** Start RECORDED DATA **

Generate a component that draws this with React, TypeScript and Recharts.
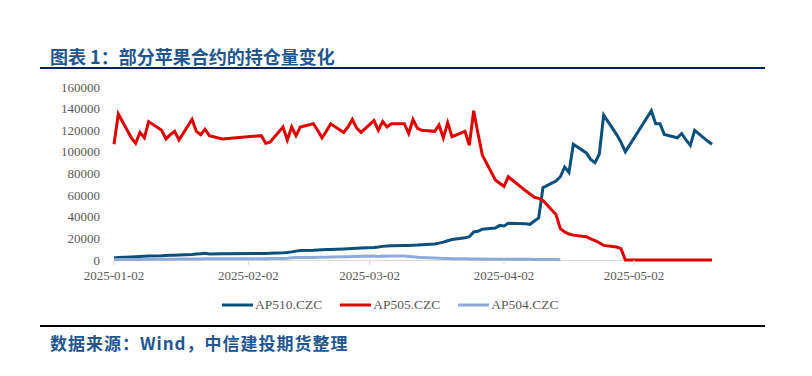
import { LineChart, Line, XAxis, YAxis } from 'recharts';

// trading days, 2025
const dates = [
  '2025-01-02', '2025-01-03', '2025-01-06', '2025-01-07', '2025-01-08', '2025-01-09', '2025-01-10',
  '2025-01-13', '2025-01-14', '2025-01-15', '2025-01-16', '2025-01-17', '2025-01-20', '2025-01-21',
  '2025-01-22', '2025-01-23', '2025-01-24', '2025-01-27',
  '2025-02-05', '2025-02-06', '2025-02-07', '2025-02-10', '2025-02-11', '2025-02-12', '2025-02-13',
  '2025-02-14', '2025-02-17', '2025-02-18', '2025-02-19', '2025-02-20', '2025-02-21', '2025-02-24',
  '2025-02-25', '2025-02-26', '2025-02-27', '2025-02-28',
  '2025-03-03', '2025-03-04', '2025-03-05', '2025-03-06', '2025-03-07', '2025-03-10', '2025-03-11',
  '2025-03-12', '2025-03-13', '2025-03-14', '2025-03-17', '2025-03-18', '2025-03-19', '2025-03-20',
  '2025-03-21', '2025-03-24', '2025-03-25', '2025-03-26', '2025-03-27', '2025-03-28', '2025-03-31',
  '2025-04-01', '2025-04-02', '2025-04-03', '2025-04-07', '2025-04-08', '2025-04-09', '2025-04-10',
  '2025-04-11', '2025-04-14', '2025-04-15', '2025-04-16', '2025-04-17', '2025-04-18', '2025-04-21',
  '2025-04-22', '2025-04-23', '2025-04-24', '2025-04-25', '2025-04-28', '2025-04-29', '2025-04-30',
  '2025-05-06', '2025-05-07', '2025-05-08', '2025-05-09', '2025-05-12', '2025-05-13', '2025-05-14',
  '2025-05-15', '2025-05-16', '2025-05-19', '2025-05-20',
];

const ap510 = [
  1800, 2400, 2800, 3000, 3200, 3400, 3600, 3900, 4100, 4300, 4500, 4700, 5200, 5500, 5800, 6200, 5600, 5800,
  6000, 6100, 6200, 6600, 7000, 7500, 8200, 8700, 9000, 9200, 9400, 9600, 9800, 10200, 10400, 10600, 10800, 11000,
  11600, 12000, 12600, 12900, 13100, 13300, 13400, 13600, 13800, 14100, 14800, 15600, 16500, 17800, 19000, 20500,
  21500, 26000, 26500, 28500, 29500,
  32000, 31500, 34000, 33500, 33000, 36000, 39000, 67000, 73000, 77000, 86000, 81000, 107000, 99000, 93000, 90000,
  98000, 134000, 116000, 109000, 100000,
  138000, 126000, 126000, 116000, 113000, 117000, 111000, 106000, 120000, 110000, 107000,
];

const ap505 = [
  107000, 135000, 113000, 108000, 118000, 113000, 128000, 120000, 112000, 116000, 119000, 111000, 130000, 119000,
  116000, 121000, 115000, 112000,
  115000, 108000, 109000, 123000, 111000, 123000, 115000, 123000, 126000, 120000, 113000, 119000, 126000, 118000,
  123000, 130000, 122000, 118000,
  129000, 120000, 128000, 123000, 126000, 126000, 117000, 130000, 122000, 120000, 119000, 125000, 113000, 127000,
  114000, 119000, 106000, 138000, 117000, 97000, 74000,
  71000, 68000, 77000, 64000, 61000, 58000, 57000, 55000, 42000, 29000, 26000, 24000, 23000, 21500, 19500, 18000,
  16000, 13500, 12000, 10500, 0,
  0, 0, 0, 0, 0, 0, 0, 0, 0, 0, 0,
];

// AP504 stops trading after 2025-04-15
const ap504 = [
  300, 400, 400, 500, 500, 600, 600, 700, 700, 800, 800, 900, 900, 1000, 1000, 1100, 1100, 1100,
  1200, 1200, 1300, 1500, 1700, 2000, 2200, 2300, 2400, 2500, 2500, 2600, 2700, 2900, 3000, 3200, 3300, 3400,
  3600, 3300, 3700, 3500, 3700, 3600, 3300, 3000, 2600, 2200, 1800, 1600, 1400, 1300, 1200, 1100, 1000, 1000,
  900, 900, 800,
  800, 700, 700, 600, 600, 500, 500, 400, 400, 300,
];

const yTicks = [0, 20000, 40000, 60000, 80000, 100000, 120000, 140000, 160000];
const xTickLabels = ['2025-01-02', '2025-02-02', '2025-03-02', '2025-04-02', '2025-05-02'];

const series = [
  { key: 'ap510', name: 'AP510.CZC', color: '#0B4F7D' },
  { key: 'ap505', name: 'AP505.CZC', color: '#E00000' },
  { key: 'ap504', name: 'AP504.CZC', color: '#8EAADC' },
];

const toTime = (d: string) => {
  const [y, m, dd] = d.split('-').map(Number);
  return Date.UTC(y, m - 1, dd);
};
const fmtDate = (t: number) => new Date(t).toISOString().slice(0, 10);

const data = dates.map((d, i) => ({
  t: toTime(d),
  ap510: ap510[i],
  ap505: ap505[i],
  ap504: i < ap504.length ? ap504[i] : null,
}));

const serif = '"Liberation Serif", "Times New Roman", serif';
const cjk = '"Noto Sans CJK SC", sans-serif';
const tickStyle = { fill: '#595959', fontSize: 13, fontFamily: serif };

export default function App() {
  return (
    <div style={{ position: 'absolute', left: 0, top: 0, width: 812, height: 376, background: '#fff', overflow: 'hidden' }}>
      <div style={{ position: 'absolute', left: 50, top: 43, fontFamily: cjk, fontWeight: 700, fontSize: 18, color: '#1F5690', whiteSpace: 'nowrap' }}>
        图表 1：部分苹果合约的持仓量变化
      </div>
      <div style={{ position: 'absolute', left: 40, top: 67, width: 725, height: 2, background: '#002060' }} />

      {/* x axis line sits under the series, as in the source chart */}
      <div style={{ position: 'absolute', left: 114, top: 259.5, width: 598, height: 1, background: '#D9D9D9' }} />

      <LineChart width={812} height={376} data={data} margin={{ top: 87, right: 100, bottom: 86, left: 54 }}>
        <XAxis
          dataKey="t"
          type="number"
          domain={[toTime(dates[0]), toTime(dates[dates.length - 1])]}
          ticks={xTickLabels.map(toTime)}
          tickFormatter={fmtDate}
          interval={0}
          height={30}
          axisLine={false}
          tickLine={{ stroke: '#D9D9D9' }}
          tickSize={5}
          tickMargin={6}
          tick={tickStyle}
        />
        <YAxis
          domain={[0, 160000]}
          ticks={yTicks}
          interval={0}
          width={60}
          axisLine={false}
          tickLine={false}
          tickSize={0}
          tickMargin={14}
          tick={tickStyle}
        />
        {series.map((s) => (
          <Line
            key={s.key}
            dataKey={s.key}
            name={s.name}
            type="linear"
            stroke={s.color}
            strokeWidth={3}
            dot={false}
            activeDot={false}
            isAnimationActive={false}
          />
        ))}
      </LineChart>

      <div style={{ position: 'absolute', left: 222, top: 296, display: 'flex', alignItems: 'center', fontFamily: serif, fontSize: 13.5, color: '#595959' }}>
        {series.map((s) => (
          <div key={s.key} style={{ display: 'flex', alignItems: 'center', marginRight: 18 }}>
            <svg width={32} height={18}>
              <line x1={0} y1={9} x2={31} y2={9} stroke={s.color} strokeWidth={3} />
            </svg>
            <span style={{ marginLeft: 1 }}>{s.name}</span>
          </div>
        ))}
      </div>

      <div style={{ position: 'absolute', left: 40, top: 325, width: 725, height: 1.5, background: '#000' }} />
      <div style={{ position: 'absolute', left: 50, top: 330, fontFamily: cjk, fontWeight: 700, fontSize: 17, letterSpacing: 1, color: '#1F5690', whiteSpace: 'nowrap' }}>
        数据来源：Wind，中信建投期货整理
      </div>
    </div>
  );
}
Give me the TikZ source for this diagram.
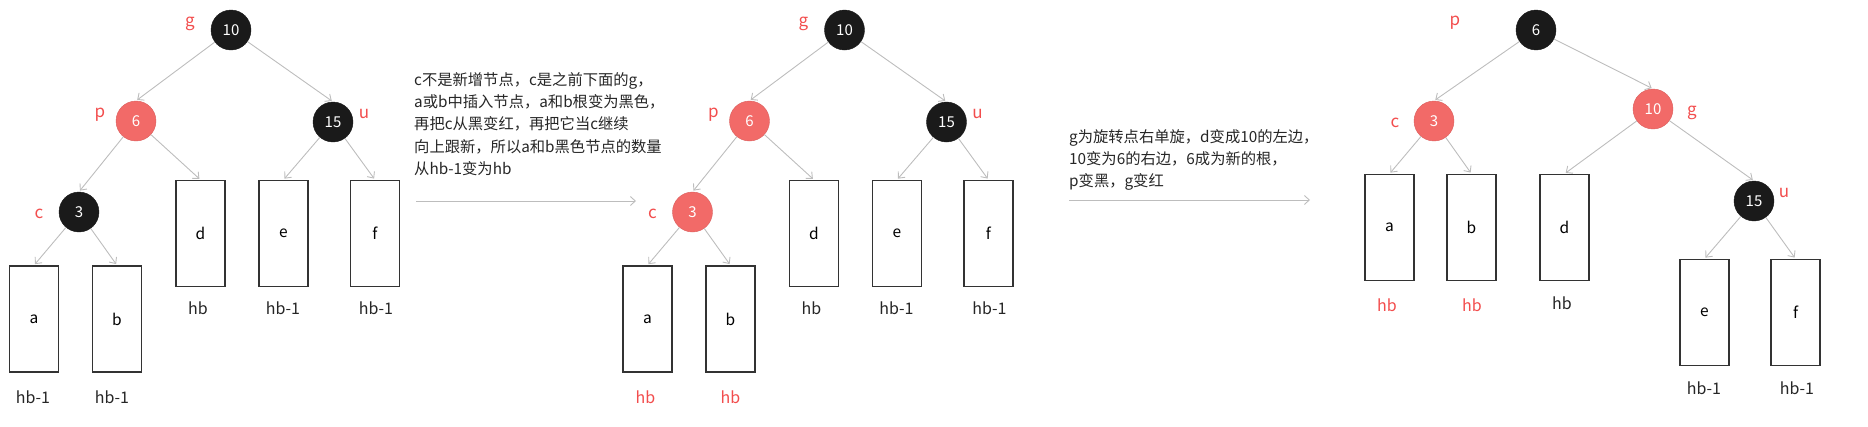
\documentclass[tikz,border=0pt]{standalone}
\usepackage{fontspec}
\setmainfont{Noto Sans CJK SC}
\usetikzlibrary{arrows.meta}
\definecolor{nodered}{HTML}{F26A68}
\definecolor{labred}{HTML}{F24D4D}
\definecolor{nodeblk}{HTML}{1A1A1A}
\definecolor{edgegray}{HTML}{BDBDBD}
\definecolor{boxline}{HTML}{333333}
\tikzset{
  blknode/.style={circle,fill=nodeblk,draw=nodeblk,minimum size=40pt,inner sep=0pt,text=white,font=\fontsize{15}{15}\selectfont},
  rednode/.style={circle,fill=nodered,draw=nodered!90!black,line width=0.4pt,minimum size=40pt,inner sep=0pt,text=white,font=\fontsize{15}{15}\selectfont},
  subtree/.style={rectangle,draw=boxline,line width=1.4pt,minimum width=49pt,minimum height=106pt,inner sep=0pt,font=\fontsize{15.5}{15.5}\selectfont},
  redlab/.style={text=labred,font=\fontsize{17}{17}\selectfont,inner sep=0pt},
  hblab/.style={text=black!85,font=\fontsize{16}{16}\selectfont,inner sep=0pt},
  hbred/.style={text=labred,font=\fontsize{16}{16}\selectfont,inner sep=0pt},
  edge/.style={draw=edgegray,line width=0.9pt,-{Straight Barb[length=5pt,width=9pt]},shorten >=1.5pt},
  desc/.style={align=left,anchor=north west,inner sep=0pt,text=black!85,font=\fontsize{15.3}{22.3}\selectfont},
}
\begin{document}
\begin{tikzpicture}[x=1pt,y=-1pt]
\useasboundingbox (0,0) rectangle (1868,426);
% ---------- panel 1 ----------
\node[blknode] (g1) at (231,30) {10};
\node[rednode] (p1) at (136,121) {6};
\node[blknode] (u1) at (333,122) {15};
\node[blknode] (c1) at (79,212) {3};
\node[subtree] (a1) at (34,319) {a};
\node[subtree] (b1) at (117,319) {b};
\node[subtree] (d1) at (200.5,233.5) {d};
\node[subtree] (e1) at (283.5,233.5) {e};
\node[subtree] (f1) at (375,233.5) {f};
\node[redlab] (gl1) at (190,24) {g};
\node[redlab] (pl1) at (100,115) {p};
\node[redlab] (ul1) at (364,114) {u};
\node[redlab] (cl1) at (39,214) {c};
\node[hblab] (ha1) at (33,397) {hb-1};
\node[hblab] (hb1) at (112,397) {hb-1};
\node[hblab] (hd1) at (198,308) {hb};
\node[hblab] (he1) at (283,308) {hb-1};
\node[hblab] (hf1) at (376,308) {hb-1};
\draw[edge] (g1) -- (p1.north);
\draw[edge] (g1) -- (u1.north);
\draw[edge] (p1) -- (c1.north);
\draw[edge] (p1) -- (d1.north);
\draw[edge] (u1) -- (e1.north);
\draw[edge] (u1) -- (f1.north);
\draw[edge] (c1) -- (a1.north);
\draw[edge] (c1) -- (b1.north);
% ---------- text 1 ----------
\node[desc] (t1) at (414,72) {c不是新增节点，c是之前下面的g，\\a或b中插入节点，a和b根变为黑色，\\再把c从黑变红，再把它当c继续\\向上跟新，所以a和b黑色节点的数量\\从hb-1变为hb};
\coordinate (s1) at (416,201);
\coordinate (e1a) at (636,201);
\draw[edge,shorten >=0pt] (s1) -- (e1a);
% ---------- panel 2 ----------
\begin{scope}[xshift=613.5pt]
\node[blknode] (g2) at (231,30) {10};
\node[rednode] (p2) at (136,121) {6};
\node[blknode] (u2) at (333,122) {15};
\node[rednode] (c2) at (79,212) {3};
\node[subtree] (a2) at (34,319) {a};
\node[subtree] (b2) at (117,319) {b};
\node[subtree] (d2) at (200.5,233.5) {d};
\node[subtree] (e2) at (283.5,233.5) {e};
\node[subtree] (f2) at (375,233.5) {f};
\node[redlab] (gl2) at (190,24) {g};
\node[redlab] (pl2) at (100,115) {p};
\node[redlab] (ul2) at (364,114) {u};
\node[redlab] (cl2) at (39,214) {c};
\node[hbred] (ha2) at (32,397) {hb};
\node[hbred] (hb2) at (117,397) {hb};
\node[hblab] (hd2) at (198,308) {hb};
\node[hblab] (he2) at (283,308) {hb-1};
\node[hblab] (hf2) at (376,308) {hb-1};
\draw[edge] (g2) -- (p2.north);
\draw[edge] (g2) -- (u2.north);
\draw[edge] (p2) -- (c2.north);
\draw[edge] (p2) -- (d2.north);
\draw[edge] (u2) -- (e2.north);
\draw[edge] (u2) -- (f2.north);
\draw[edge] (c2) -- (a2.north);
\draw[edge] (c2) -- (b2.north);
\end{scope}
% ---------- text 2 ----------
\node[desc] (t2) at (1069,129) {g为旋转点右单旋，d变成10的左边，\\10变为6的右边，6成为新的根，\\p变黑，g变红};
\coordinate (s2) at (1069,200);
\coordinate (e2a) at (1310,200);
\draw[edge,shorten >=0pt] (s2) -- (e2a);
% ---------- panel 3 ----------
\node[blknode] (p3) at (1536,30) {6};
\node[rednode] (c3) at (1434,121) {3};
\node[rednode] (g3) at (1653,109) {10};
\node[blknode] (u3) at (1754,201) {15};
\node[subtree] (a3) at (1389.5,227.5) {a};
\node[subtree] (b3) at (1471.5,227.5) {b};
\node[subtree] (d3) at (1564.5,227.5) {d};
\node[subtree] (e3) at (1704.5,312.5) {e};
\node[subtree] (f3) at (1795.5,312.5) {f};
\node[redlab] (pl3) at (1455,23) {p};
\node[redlab] (cl3) at (1395,123) {c};
\node[redlab] (gl3) at (1692,113) {g};
\node[redlab] (ul3) at (1784,193) {u};
\node[hbred] (ha3) at (1387,305) {hb};
\node[hbred] (hb3) at (1472,305) {hb};
\node[hblab] (hd3) at (1562,303) {hb};
\node[hblab] (he3) at (1704,388) {hb-1};
\node[hblab] (hf3) at (1797,388) {hb-1};
\draw[edge] (p3) -- (c3.north);
\draw[edge] (p3) -- (g3.north);
\draw[edge] (c3) -- (a3.north);
\draw[edge] (c3) -- (b3.north);
\draw[edge] (g3) -- (d3.north);
\draw[edge] (g3) -- (u3.north);
\draw[edge] (u3) -- (e3.north);
\draw[edge] (u3) -- (f3.north);
\end{tikzpicture}
\end{document}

** End RECORDED DATA **

= GOAL =
Reproduce only the lines running from the beginning of the entries above to the line holding "Line, XAxis, YAxis", inclusive. Pictures stay out of the copy.

= REPLY TO THE TASK =
Generate a component that draws this with React, TypeScript and Recharts.
import { LineChart, Line, XAxis, YAxis } from 'recharts';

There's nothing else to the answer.